Extract all lines that hold "this" from the records below.

★ ★ ★

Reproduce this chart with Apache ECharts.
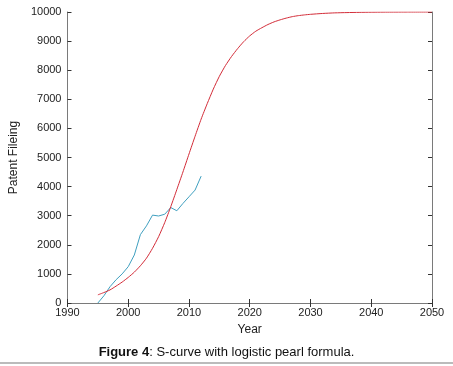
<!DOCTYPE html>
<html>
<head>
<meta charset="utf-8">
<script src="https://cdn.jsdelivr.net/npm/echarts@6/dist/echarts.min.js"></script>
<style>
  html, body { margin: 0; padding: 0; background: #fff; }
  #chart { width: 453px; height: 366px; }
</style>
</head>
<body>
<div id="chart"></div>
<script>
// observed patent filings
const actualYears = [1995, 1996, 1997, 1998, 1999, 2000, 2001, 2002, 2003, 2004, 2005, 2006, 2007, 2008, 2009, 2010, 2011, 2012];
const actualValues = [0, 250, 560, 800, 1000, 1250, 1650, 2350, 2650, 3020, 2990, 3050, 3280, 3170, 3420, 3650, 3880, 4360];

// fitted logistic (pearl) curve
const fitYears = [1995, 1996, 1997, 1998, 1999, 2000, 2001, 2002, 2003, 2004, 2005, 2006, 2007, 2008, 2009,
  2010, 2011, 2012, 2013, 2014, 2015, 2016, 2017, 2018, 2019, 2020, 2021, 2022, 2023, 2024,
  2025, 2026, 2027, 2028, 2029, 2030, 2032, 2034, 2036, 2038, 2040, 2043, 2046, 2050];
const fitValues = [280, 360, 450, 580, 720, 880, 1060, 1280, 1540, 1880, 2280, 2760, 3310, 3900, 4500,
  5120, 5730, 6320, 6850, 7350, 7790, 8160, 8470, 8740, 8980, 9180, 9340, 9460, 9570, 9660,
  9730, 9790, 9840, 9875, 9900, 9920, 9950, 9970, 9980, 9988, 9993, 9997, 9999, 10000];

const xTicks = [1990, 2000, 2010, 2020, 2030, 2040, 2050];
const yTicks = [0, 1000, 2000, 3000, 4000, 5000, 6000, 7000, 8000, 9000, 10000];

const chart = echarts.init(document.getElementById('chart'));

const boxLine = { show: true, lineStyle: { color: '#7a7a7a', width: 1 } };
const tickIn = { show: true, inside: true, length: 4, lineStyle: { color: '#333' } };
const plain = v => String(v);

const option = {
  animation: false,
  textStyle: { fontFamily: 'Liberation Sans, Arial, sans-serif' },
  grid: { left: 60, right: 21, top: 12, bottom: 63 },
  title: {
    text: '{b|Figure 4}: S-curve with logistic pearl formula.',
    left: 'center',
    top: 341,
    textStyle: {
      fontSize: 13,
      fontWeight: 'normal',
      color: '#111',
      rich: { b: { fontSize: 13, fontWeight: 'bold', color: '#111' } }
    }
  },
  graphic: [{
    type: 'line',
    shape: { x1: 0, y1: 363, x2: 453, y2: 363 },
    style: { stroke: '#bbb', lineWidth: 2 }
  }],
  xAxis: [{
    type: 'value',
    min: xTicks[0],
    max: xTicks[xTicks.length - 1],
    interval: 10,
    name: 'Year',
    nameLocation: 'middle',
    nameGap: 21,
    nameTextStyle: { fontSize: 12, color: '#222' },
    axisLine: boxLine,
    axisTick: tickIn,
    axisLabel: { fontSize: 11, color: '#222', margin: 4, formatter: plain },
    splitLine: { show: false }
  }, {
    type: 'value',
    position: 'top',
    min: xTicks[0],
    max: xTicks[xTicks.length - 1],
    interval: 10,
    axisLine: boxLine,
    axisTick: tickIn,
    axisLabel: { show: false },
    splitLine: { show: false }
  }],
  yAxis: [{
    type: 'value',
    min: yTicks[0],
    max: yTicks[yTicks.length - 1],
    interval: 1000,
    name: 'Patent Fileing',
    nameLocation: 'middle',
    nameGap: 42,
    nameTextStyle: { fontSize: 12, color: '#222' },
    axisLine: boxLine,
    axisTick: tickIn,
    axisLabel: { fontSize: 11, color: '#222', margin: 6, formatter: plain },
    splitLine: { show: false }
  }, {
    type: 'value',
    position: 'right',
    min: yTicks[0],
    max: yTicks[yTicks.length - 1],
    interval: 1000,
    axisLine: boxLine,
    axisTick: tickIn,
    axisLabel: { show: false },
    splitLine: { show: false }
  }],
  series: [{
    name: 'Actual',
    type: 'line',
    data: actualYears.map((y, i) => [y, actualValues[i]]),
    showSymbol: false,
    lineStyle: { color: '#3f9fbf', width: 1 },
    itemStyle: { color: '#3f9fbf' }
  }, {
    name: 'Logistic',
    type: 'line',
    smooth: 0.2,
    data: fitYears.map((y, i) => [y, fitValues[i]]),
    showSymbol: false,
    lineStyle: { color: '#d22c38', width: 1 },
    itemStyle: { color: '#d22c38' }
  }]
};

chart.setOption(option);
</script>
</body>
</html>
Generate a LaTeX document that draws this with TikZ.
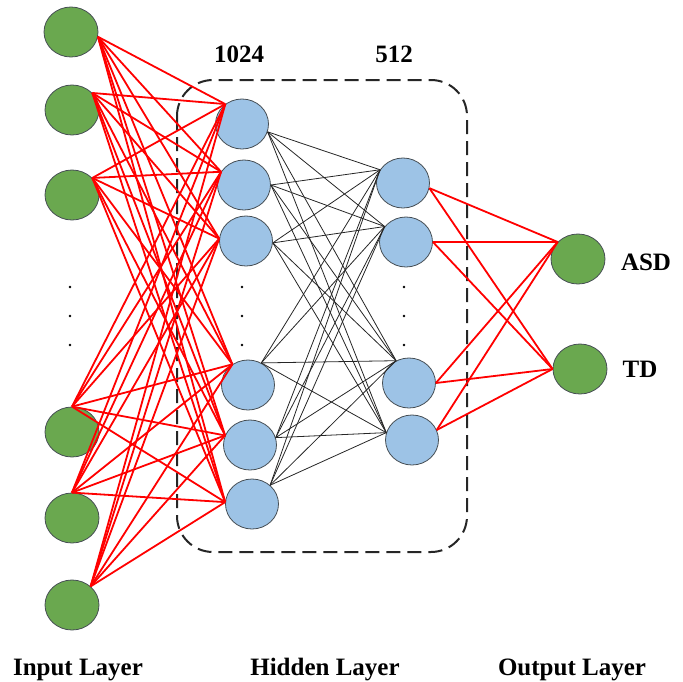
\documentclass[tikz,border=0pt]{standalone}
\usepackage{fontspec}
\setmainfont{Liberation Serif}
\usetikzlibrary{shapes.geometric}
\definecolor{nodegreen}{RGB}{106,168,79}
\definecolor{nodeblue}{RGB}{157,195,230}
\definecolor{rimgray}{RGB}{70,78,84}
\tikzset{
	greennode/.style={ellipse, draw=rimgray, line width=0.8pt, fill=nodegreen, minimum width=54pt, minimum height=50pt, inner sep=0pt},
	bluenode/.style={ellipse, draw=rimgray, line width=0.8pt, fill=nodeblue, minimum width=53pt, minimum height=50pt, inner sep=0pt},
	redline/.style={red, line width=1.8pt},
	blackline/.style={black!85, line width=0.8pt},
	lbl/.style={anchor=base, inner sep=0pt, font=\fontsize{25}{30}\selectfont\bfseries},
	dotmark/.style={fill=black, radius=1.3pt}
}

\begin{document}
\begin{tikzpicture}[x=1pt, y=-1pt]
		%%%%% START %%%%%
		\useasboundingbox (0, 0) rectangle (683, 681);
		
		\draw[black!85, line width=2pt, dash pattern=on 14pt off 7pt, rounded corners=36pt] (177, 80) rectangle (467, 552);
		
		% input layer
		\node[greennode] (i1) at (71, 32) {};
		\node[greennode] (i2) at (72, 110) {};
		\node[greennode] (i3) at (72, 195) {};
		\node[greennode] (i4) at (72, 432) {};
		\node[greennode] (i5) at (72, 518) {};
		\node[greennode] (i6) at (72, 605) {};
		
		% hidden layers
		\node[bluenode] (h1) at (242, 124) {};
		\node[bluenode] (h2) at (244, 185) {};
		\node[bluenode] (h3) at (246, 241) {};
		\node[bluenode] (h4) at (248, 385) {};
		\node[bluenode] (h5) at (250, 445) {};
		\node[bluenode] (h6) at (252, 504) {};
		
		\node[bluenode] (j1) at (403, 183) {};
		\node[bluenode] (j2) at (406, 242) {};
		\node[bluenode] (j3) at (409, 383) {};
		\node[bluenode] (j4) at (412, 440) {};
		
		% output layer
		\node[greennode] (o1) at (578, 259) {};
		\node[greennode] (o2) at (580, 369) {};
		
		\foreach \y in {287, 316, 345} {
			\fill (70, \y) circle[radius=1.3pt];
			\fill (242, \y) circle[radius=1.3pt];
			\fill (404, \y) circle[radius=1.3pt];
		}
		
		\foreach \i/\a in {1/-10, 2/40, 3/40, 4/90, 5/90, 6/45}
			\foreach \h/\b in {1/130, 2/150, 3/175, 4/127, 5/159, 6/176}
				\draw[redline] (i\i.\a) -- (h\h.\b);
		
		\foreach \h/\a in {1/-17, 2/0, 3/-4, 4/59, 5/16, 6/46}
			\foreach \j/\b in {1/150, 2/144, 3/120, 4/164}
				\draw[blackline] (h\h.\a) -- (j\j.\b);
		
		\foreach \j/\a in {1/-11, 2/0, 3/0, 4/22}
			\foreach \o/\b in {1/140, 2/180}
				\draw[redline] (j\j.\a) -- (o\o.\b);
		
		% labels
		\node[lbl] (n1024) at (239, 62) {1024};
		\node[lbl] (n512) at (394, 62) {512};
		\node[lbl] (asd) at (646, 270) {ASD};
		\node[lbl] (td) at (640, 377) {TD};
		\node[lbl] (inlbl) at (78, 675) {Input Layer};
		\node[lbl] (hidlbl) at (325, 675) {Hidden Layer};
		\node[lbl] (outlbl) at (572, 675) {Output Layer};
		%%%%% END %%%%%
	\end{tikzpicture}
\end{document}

★ ★ ★

> Reply to the exercise
Reproduce this chart with Apache ECharts.
Generate a LaTeX document that draws this with TikZ.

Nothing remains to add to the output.